Compare that to Ferguson, where protesters have been met with police who were more armed up than the folks I served next to in Operation Allied Force (and I’m not even kidding).
If you do not believe in systemic or institutionalised racism, have a look at these statistics. Black people are systemically discriminated against in housing, schooling, and employment, from preschool onwards. Black children are more likely to be suspended from school, punished more harshly for misdemeanours, and regarded as less innocent than white children. African American job candidates are less likely to be hired on the assumption that “they do drugs”, and more likely to be arrested on suspicion of drug possession, despite the fact that white people take more drugs than Black people. Black people are more likely to be arrested and incarcerated, and more harshly treated by the system than white people. Frankly, I am not surprised that the people of Ferguson, Missouri, took to the streets in protest. I am surprised that they didn’t start a revolution.
So what can we do about systemic racism? I honestly don’t know, apart from the usual suggestions of education and cultural change. But I do know that we need to acknowledge its existence and start working to bring about change.
One very striking example of the transformation of a racist society is that of South Africa, and its Truth and Reconciliation process. South Africa is still a society with large economic and social injustices, but it is a lot less racist than it was.

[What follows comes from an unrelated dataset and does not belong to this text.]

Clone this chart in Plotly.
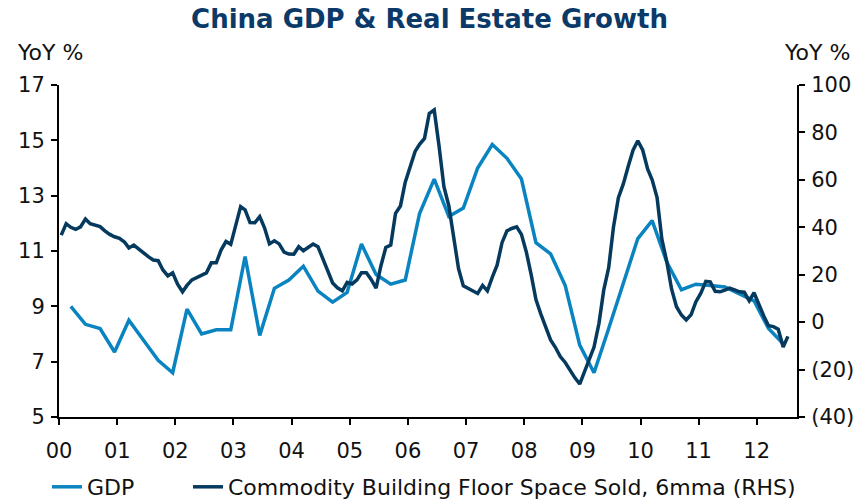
import pandas as pd
import plotly.graph_objects as go

# ---------------- data ----------------
gdp_dates = pd.date_range("2000-03-01", periods=50, freq="3MS") + pd.Timedelta(days=14)
gdp_values = [
    9.0, 8.35, 8.2, 7.35,
    8.5, 7.8, 7.05, 6.6,
    8.9, 8.0, 8.15, 8.15,
    10.8, 7.95, 9.65, 9.95,
    10.45, 9.55, 9.15, 9.5,
    11.25, 10.15, 9.8, 9.95,
    12.35, 13.6, 12.25, 12.55,
    14.0, 14.85, 14.35, 13.6,
    11.3, 10.9, 9.75, 7.6,
    6.6, 8.2, 9.8, 11.45,
    12.1, 10.6, 9.6, 9.8,
    9.75, 9.7, 9.45, 9.2,
    8.2, 7.65,
]

floor_dates = pd.date_range("2000-01-01", periods=151, freq="MS") + pd.Timedelta(days=14)
floor_values = [
    36.7, 41.5, 40.0, 39.1, 40.2, 43.5, 41.5, 41.0, 40.3, 38.5,
    37.0, 36.0, 35.3, 33.8, 31.3, 32.5, 30.8, 29.0, 27.6, 26.2,
    25.9, 22.0, 19.5, 20.8, 16.0, 12.8, 15.5, 17.8, 18.8, 19.7,
    20.8, 25.0, 25.0, 30.4, 34.0, 32.8, 40.5, 48.7, 47.3, 42.0,
    41.9, 44.5, 39.8, 33.0, 34.3, 33.0, 29.5, 28.7, 28.6, 31.8,
    30.1, 31.5, 32.9, 31.8, 27.0, 21.5, 16.5, 14.5, 13.2, 16.8,
    16.1, 17.8, 20.8, 20.8, 18.0, 14.3, 23.7, 31.5, 32.5, 45.9,
    49.0, 59.0, 65.7, 72.0, 75.0, 77.5, 88.0, 89.5, 74.5, 57.1,
    49.0, 36.5, 22.5, 15.3, 14.2, 12.8, 12.1, 15.5, 13.2, 19.0,
    24.0, 33.5, 38.5, 39.5, 40.2, 37.0, 29.5, 19.7, 9.5, 3.4,
    -2.0, -7.5, -10.6, -14.5, -17.0, -20.5, -23.5, -26.1, -21.0, -15.5,
    -10.5, -0.5, 13.5, 23.0, 40.0, 52.5, 58.3, 65.5, 72.5, 76.5,
    72.5, 64.5, 60.0, 52.5, 35.0, 25.5, 14.0, 6.5, 3.0, 0.9,
    3.2, 8.6, 12.2, 17.2, 17.0, 13.0, 12.8, 13.5, 14.3, 13.6,
    12.8, 12.6, 9.0, 12.4, 7.0, 2.5, -1.5, -1.9, -3.0, -10.5, -6.0,
]

left_ticks = [5, 7, 9, 11, 13, 15, 17]
right_ticks = [-40, -20, 0, 20, 40, 60, 80, 100]
right_ticktext = ["(40)", "(20)", "0", "20", "40", "60", "80", "100"]

title_text = "China GDP & Real Estate Growth"
gdp_name = "GDP"
floor_name = "Commodity Building Floor Space Sold, 6mma (RHS)"
axis_caption = "YoY %"

# ---------------- styles ----------------
FONT = "Verdana, DejaVu Sans, sans-serif"
LIGHT = "#0A84C1"
DARK = "#053A5E"
NAVY = "#0B3A68"
TXT = "#111111"
W, H = 859, 503
ML, MR, MT, MB = 59, 62, 85, 86

fig = go.Figure()
fig.add_trace(go.Scatter(x=gdp_dates, y=gdp_values, name=gdp_name, mode="lines",
                         line=dict(color=LIGHT, width=3.5), yaxis="y", legend="legend"))
fig.add_trace(go.Scatter(x=floor_dates, y=floor_values, name=floor_name, mode="lines",
                         line=dict(color=DARK, width=3.5), yaxis="y2", legend="legend2"))

axis_common = dict(showgrid=False, zeroline=False, showline=True, linecolor="black",
                   linewidth=2, ticks="outside", ticklen=6, tickwidth=2, tickcolor="black",
                   automargin=False, tickfont=dict(family=FONT, size=21, color=TXT))

legend_common = dict(orientation="h", xref="container", yref="container",
                     xanchor="left", y=1 - 487 / H, yanchor="middle",
                     font=dict(family=FONT, size=22, color=TXT),
                     bgcolor="rgba(0,0,0,0)", borderwidth=0)

plot_w = W - ML - MR
plot_h = H - MT - MB

fig.update_layout(
    width=W, height=H,
    margin=dict(l=ML, r=MR, t=MT, b=MB, autoexpand=False),
    paper_bgcolor="white", plot_bgcolor="white",
    title=dict(text="<b>" + title_text + "</b>", x=0.5, xref="container", xanchor="center",
               y=1 - 18.5 / H, yref="container", yanchor="middle",
               font=dict(family=FONT, size=26, color=NAVY)),
    xaxis=dict(**axis_common, type="date", range=["2000-01-01", "2012-09-10"],
               tick0="2000-01-01", dtick="M12", tickformat="%y", ticklabelstandoff=8),
    yaxis=dict(**axis_common, range=[5, 17], tickvals=left_ticks, ticklabelstandoff=2),
    yaxis2=dict(**axis_common, range=[-40, 100], tickvals=right_ticks, ticktext=right_ticktext,
                overlaying="y", side="right", ticklabelstandoff=2),
    showlegend=True,
    legend=dict(**legend_common, x=47 / W),
    legend2=dict(**legend_common, x=188 / W),
    annotations=[
        dict(text=axis_caption, xref="paper", yref="paper",
             x=(15 - ML) / plot_w, y=(H - MB - 53) / plot_h,
             xanchor="left", yanchor="middle", showarrow=False,
             font=dict(family=FONT, size=22, color=TXT)),
        dict(text=axis_caption, xref="paper", yref="paper",
             x=(852 - ML) / plot_w, y=(H - MB - 53) / plot_h,
             xanchor="right", yanchor="middle", showarrow=False,
             font=dict(family=FONT, size=22, color=TXT)),
    ],
)

fig.write_html("out.html")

The first step to rectifying the situation is to acknowledge the endemic racism in the system. We need to stop seeing a specific group of people as being of less worth than other people. We need to stop being frightened of people who dress differently, walk differently, or talk differently. Instead of trying to force people into a dehumanised mass of work units, we need to see every human being as having inherent worth and dignity.